### What the task asks
Please print exactly the lines below, from the start of the material up to and including the line with "const y = d3.scaleLinear().domain([0, 50]).range([371, 86])", but none of the pictures.

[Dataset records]

----------------

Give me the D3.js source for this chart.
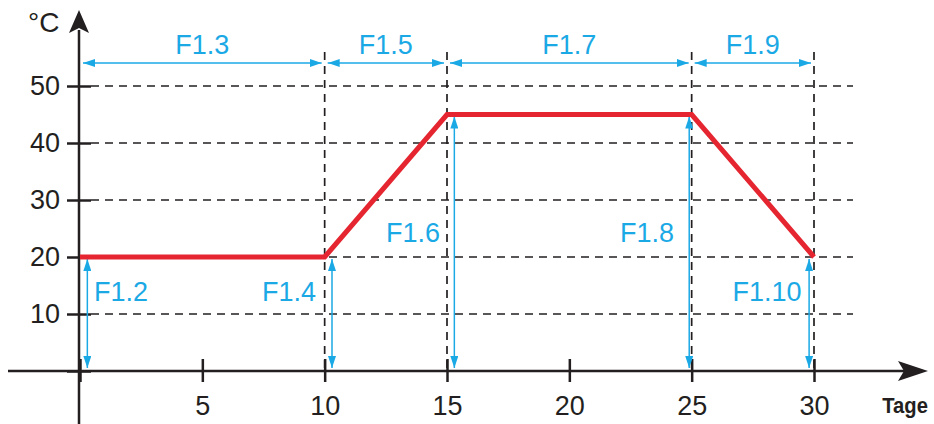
<!DOCTYPE html>
<html>
<head>
<meta charset="utf-8">
<script src="https://cdn.jsdelivr.net/npm/d3@7"></script>
<style>
  body { margin: 0; background: #fff; }
  text { font-family: "Liberation Sans", Arial, sans-serif; }
</style>
</head>
<body>
<svg id="mainsvg" width="934" height="424"></svg>
<script>
// temperature profile (day, °C)
const days = [0, 10, 15, 25, 30]
const temps = [20, 20, 45, 45, 20]
const xTicks = [0, 5, 10, 15, 20, 25, 30]
const yTicks = [0, 10, 20, 30, 40, 50]
// phase spans drawn on top
const spanStart = [0, 10, 15, 25]
const spanEnd = [10, 15, 25, 30]
const spanLabels = ['F1.3', 'F1.5', 'F1.7', 'F1.9']
// level arrows
const levelDays = [0.3, 10.3, 15.3, 24.9, 29.8]
const levelTemps = [20, 20, 45, 45, 20]
const levelLabels = ['F1.2', 'F1.4', 'F1.6', 'F1.8', 'F1.10']
const levelLabelPos = [[121, 301], [289, 301], [413, 242], [647, 242], [767, 301]]

const blue = '#1ba9e6'
const red = '#e52630'
const ink = '#231f20'
const fs = 27

const svg = d3.select('#mainsvg')
const x = d3.scaleLinear().domain([0, 30]).range([80, 814])
const y = d3.scaleLinear().domain([0, 50]).range([371, 86])

const defs = svg.append('defs')
defs.append('marker')
  .attr('id', 'bh').attr('viewBox', '0 0 12 8')
  .attr('refX', 12).attr('refY', 4)
  .attr('markerWidth', 12).attr('markerHeight', 8)
  .attr('markerUnits', 'userSpaceOnUse')
  .attr('orient', 'auto-start-reverse')
  .append('path').attr('d', 'M0,0 L12,4 L0,8 Z').attr('fill', blue)

// dashed grid
svg.append('g').selectAll('line')
  .data(yTicks.filter(d => d > 0))
  .join('line')
  .attr('x1', 91).attr('x2', 853)
  .attr('y1', d => y(d)).attr('y2', d => y(d))
  .attr('stroke', ink).attr('stroke-width', 1.7)
  .attr('stroke-dasharray', '8,6')

svg.append('g').selectAll('line')
  .data(spanEnd)
  .join('line')
  .attr('x1', d => x(d)).attr('x2', d => x(d))
  .attr('y1', 52).attr('y2', y(0))
  .attr('stroke', ink).attr('stroke-width', 1.7)
  .attr('stroke-dasharray', '8,6')

// axes
const xAxis = svg.append('g')
  .attr('transform', `translate(0,${y(0)})`)
  .call(d3.axisBottom(x).tickValues(xTicks).tickSize(0).tickPadding(25)
    .tickFormat(d => d === 0 ? '' : d))
xAxis.select('.domain').remove()
xAxis.selectAll('.tick line').attr('y1', -12).attr('y2', 11)
  .attr('stroke', ink).attr('stroke-width', 2.5)
xAxis.selectAll('.tick text').attr('font-size', fs).attr('fill', ink)
  .attr('font-family', '"Liberation Sans", Arial, sans-serif')

const yAxis = svg.append('g')
  .attr('transform', `translate(${x(0) - 1},0)`)
  .call(d3.axisLeft(y).tickValues(yTicks).tickSize(0).tickPadding(19)
    .tickFormat(d => d === 0 ? '' : d))
yAxis.select('.domain').remove()
yAxis.selectAll('.tick line').attr('x1', -12).attr('x2', 12)
  .attr('stroke', ink).attr('stroke-width', 2.5)
yAxis.selectAll('.tick text').attr('font-size', fs).attr('fill', ink)
  .attr('font-family', '"Liberation Sans", Arial, sans-serif')

svg.append('line')
  .attr('x1', 8).attr('x2', 905).attr('y1', y(0)).attr('y2', y(0))
  .attr('stroke', ink).attr('stroke-width', 2.5)
svg.append('path')
  .attr('d', `M928,${y(0)} L898,${y(0) - 10} L904,${y(0)} L898,${y(0) + 10} Z`)
  .attr('fill', ink)
svg.append('line')
  .attr('x1', x(0) - 1).attr('x2', x(0) - 1).attr('y1', 424).attr('y2', 30)
  .attr('stroke', ink).attr('stroke-width', 2.5)
svg.append('path')
  .attr('d', `M${x(0) - 1},10 L${x(0) - 11},33 L${x(0) - 1},28 L${x(0) + 9},33 Z`)
  .attr('fill', ink)

svg.append('text').attr('x', 28).attr('y', 32).attr('font-size', 28)
  .attr('fill', ink).text('°C')
svg.append('text').attr('x', 928).attr('y', 413).attr('text-anchor', 'end')
  .attr('font-size', 22).attr('font-weight', 'bold').attr('fill', ink)
  .attr('transform', 'translate(928,413) scale(0.92,1) translate(-928,-413)')
  .text('Tage')

// span arrows
svg.append('g').selectAll('line')
  .data(spanStart)
  .join('line')
  .attr('x1', d => x(d) + 3).attr('x2', (d, i) => x(spanEnd[i]) - 3)
  .attr('y1', 63).attr('y2', 63)
  .attr('stroke', blue).attr('stroke-width', 1.5)
  .attr('marker-start', 'url(#bh)').attr('marker-end', 'url(#bh)')
svg.append('g').selectAll('text')
  .data(spanLabels)
  .join('text')
  .attr('x', (d, i) => (x(spanStart[i]) + x(spanEnd[i])) / 2)
  .attr('y', 54).attr('text-anchor', 'middle')
  .attr('font-size', fs).attr('fill', blue)
  .text(d => d)

// level arrows
svg.append('g').selectAll('line')
  .data(levelDays)
  .join('line')
  .attr('x1', d => x(d)).attr('x2', d => x(d))
  .attr('y1', (d, i) => y(levelTemps[i]) + 2).attr('y2', y(0) - 3)
  .attr('stroke', blue).attr('stroke-width', 1.5)
  .attr('marker-start', 'url(#bh)').attr('marker-end', 'url(#bh)')
svg.append('g').selectAll('text')
  .data(levelLabels)
  .join('text')
  .attr('x', (d, i) => levelLabelPos[i][0])
  .attr('y', (d, i) => levelLabelPos[i][1])
  .attr('text-anchor', 'middle')
  .attr('font-size', fs).attr('fill', blue)
  .text(d => d)

// temperature curve
svg.append('path')
  .datum(days.map((d, i) => [d, temps[i]]))
  .attr('d', d3.line().x(d => x(d[0])).y(d => y(d[1])))
  .attr('fill', 'none').attr('stroke', red).attr('stroke-width', 5)
</script>
</body>
</html>
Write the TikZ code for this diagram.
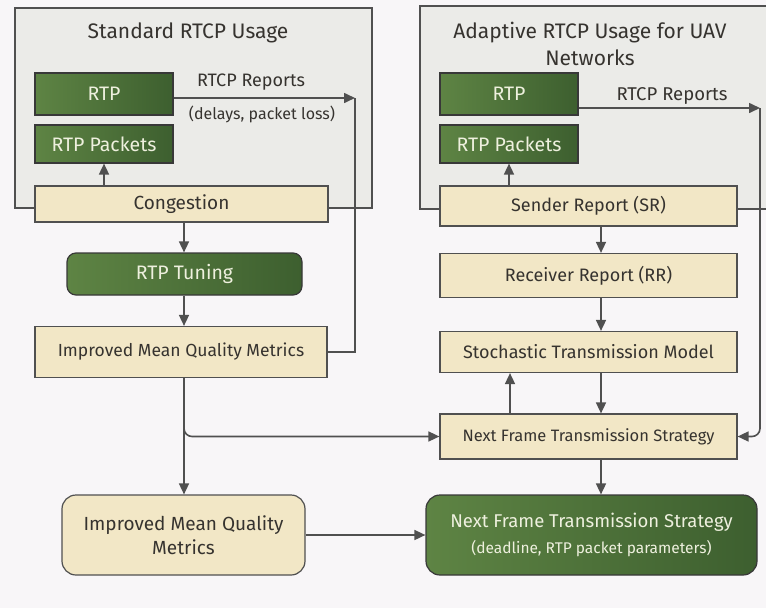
\documentclass[tikz,border=0pt]{standalone}
\usepackage{fontspec}
\setmainfont{Fira Sans}
\usetikzlibrary{arrows.meta,calc}
\definecolor{bgc}{HTML}{F8F6F8}
\definecolor{panel}{HTML}{EBEBE8}
\definecolor{edge}{HTML}{505050}
\definecolor{cream}{HTML}{F2E7C6}
\definecolor{greenL}{HTML}{5E8444}
\definecolor{greenD}{HTML}{3D5F2F}
\definecolor{txt}{HTML}{36332F}
\definecolor{ltxt}{HTML}{EEF0DE}
\newcommand{\fs}[1]{\fontsize{#1}{#1}\selectfont}
\tikzset{
  x=1pt,y=-1pt,
  every node/.style={font=\fs{18}, text=txt, align=center, inner sep=0pt},
  creambox/.style={draw=edge, line width=1.2pt, fill=cream, minimum width=#1},
  greenbox/.style={draw=edge!70!black, line width=1.2pt, left color=greenL, right color=greenD, text=ltxt, minimum width=#1, font=\fs{19.5}},
  conn/.style={draw=edge, line width=1.6pt, -{Triangle[length=11pt,width=10pt]}},
  plain/.style={draw=edge, line width=1.6pt},
  paneltitle/.style={font=\fs{21}},
  lbl/.style={font=\fs{18.5}}
}
\begin{document}
\begin{tikzpicture}
\useasboundingbox[fill=bgc] (0,0) rectangle (766,608);
% panels
\draw[fill=panel, draw=edge, line width=1.2pt] (15,8) rectangle (372,208);
\fill[panel] (420,6) rectangle (766,209);
\draw[edge, line width=1.2pt] (766,6) -- (420,6) -- (420,209) -- (766,209);
\node[paneltitle] (titleL) at (188,33) {Standard RTCP Usage};
\node[paneltitle, font=\fontsize{21}{27}\selectfont] (titleR) at (590,44) {Adaptive RTCP Usage for UAV\\Networks};
% left column
\node[greenbox=138pt, minimum height=42pt] (rtpL) at (104,94) {RTP};
\node[greenbox=138pt, minimum height=38pt] (pktL) at (104,144) {RTP Packets};
\node[creambox=293pt, minimum height=36pt, font=\fs{19}] (cong) at (181.5,204) {Congestion};
\node[greenbox=235pt, minimum height=42pt, rounded corners=9pt] (tune) at (184.5,274) {RTP Tuning};
\node[creambox=292pt, minimum height=51pt, font=\fs{17.5}] (imqm) at (181,352) {Improved Mean Quality Metrics};
\node[creambox=243pt, minimum height=80pt, rounded corners=14pt, font=\fontsize{19}{24}\selectfont, text depth=0pt] (imqm2) at (183.5,535) {Improved Mean Quality\\Metrics};
\node[lbl, font=\fs{18}] (rtcpL) at (251,82) {RTCP Reports};
\node[lbl, font=\fs{16}] (delay) at (262,114) {(delays, packet loss)};
% right column
\node[greenbox=138pt, minimum height=42pt] (rtpR) at (509,94) {RTP};
\node[greenbox=138pt, minimum height=38pt] (pktR) at (509,144) {RTP Packets};
\node[creambox=297pt, minimum height=40pt] (sr) at (588.5,206) {Sender Report (SR)};
\node[creambox=297pt, minimum height=44pt] (rr) at (588.5,275.5) {Receiver Report (RR)};
\node[creambox=297pt, minimum height=41pt] (stm) at (588.5,352) {Stochastic Transmission Model};
\node[creambox=297pt, minimum height=45pt, font=\fs{16.5}] (nfts) at (588.5,436.5) {Next Frame Transmission Strategy};
\node[greenbox=331pt, minimum height=80pt, rounded corners=14pt, font=\fs{18.5}] (final) at (591.5,535) {Next Frame Transmission Strategy\\[7pt]{\fs{15.5}(deadline, RTP packet parameters)}};
\node[lbl] (rtcpR) at (672,96) {RTCP Reports};
% coordinates
\coordinate (cL) at (355,98);
\coordinate (cR) at (760,108);
\coordinate (xR) at (601,0);
\coordinate (xU) at (510,0);
% left connectors
\draw[conn] (rtpL.east |- cL) -- (cL);
\draw[plain] (imqm.east) -| (cL);
\draw[conn] (cong.north -| pktL.south) -- (pktL.south);
\draw[conn] (184,0 |- cong.south) -- (184,0 |- tune.north);
\draw[conn] (184,0 |- tune.south) -- (184,0 |- imqm.north);
\draw[conn] (184,0 |- imqm.south) -- (184,0 |- imqm2.north);
\draw[conn, rounded corners=8pt] (184,0 |- imqm.south) |- (nfts.west);
\draw[conn] (imqm2.east) -- (final.west);
% right connectors
\draw[conn] (rtpR.east |- cR) -- (cR);
\draw[conn, rounded corners=8pt] (cR) |- (nfts.east);
\draw[conn] (sr.north -| pktR.south) -- (pktR.south);
\draw[conn] (xR |- sr.south) -- (xR |- rr.north);
\draw[conn] (xR |- rr.south) -- (xR |- stm.north);
\draw[conn] (xR |- stm.south) -- (xR |- nfts.north);
\draw[conn] (xU |- nfts.north) -- (xU |- stm.south);
\draw[conn] (xR |- nfts.south) -- (xR |- final.north);
\end{tikzpicture}
\end{document}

----------------

### Task response
Give me the D3.js source for this chart.
<!DOCTYPE html>
<html>
<head>
<meta charset="utf-8">
<script src="https://cdn.jsdelivr.net/npm/d3@7"></script>
<style>
  body { margin: 0; background: #fff; }
  text { font-family: "Liberation Sans", Arial, sans-serif; }
</style>
</head>
<body>
<svg id="mainsvg" width="934" height="424"></svg>
<script>
// temperature profile (day, °C)
const days = [0, 10, 15, 25, 30]
const temps = [20, 20, 45, 45, 20]
const xTicks = [0, 5, 10, 15, 20, 25, 30]
const yTicks = [0, 10, 20, 30, 40, 50]
// phase spans drawn on top
const spanStart = [0, 10, 15, 25]
const spanEnd = [10, 15, 25, 30]
const spanLabels = ['F1.3', 'F1.5', 'F1.7', 'F1.9']
// level arrows
const levelDays = [0.3, 10.3, 15.3, 24.9, 29.8]
const levelTemps = [20, 20, 45, 45, 20]
const levelLabels = ['F1.2', 'F1.4', 'F1.6', 'F1.8', 'F1.10']
const levelLabelPos = [[121, 301], [289, 301], [413, 242], [647, 242], [767, 301]]

const blue = '#1ba9e6'
const red = '#e52630'
const ink = '#231f20'
const fs = 27

const svg = d3.select('#mainsvg')
const x = d3.scaleLinear().domain([0, 30]).range([80, 814])
const y = d3.scaleLinear().domain([0, 50]).range([371, 86])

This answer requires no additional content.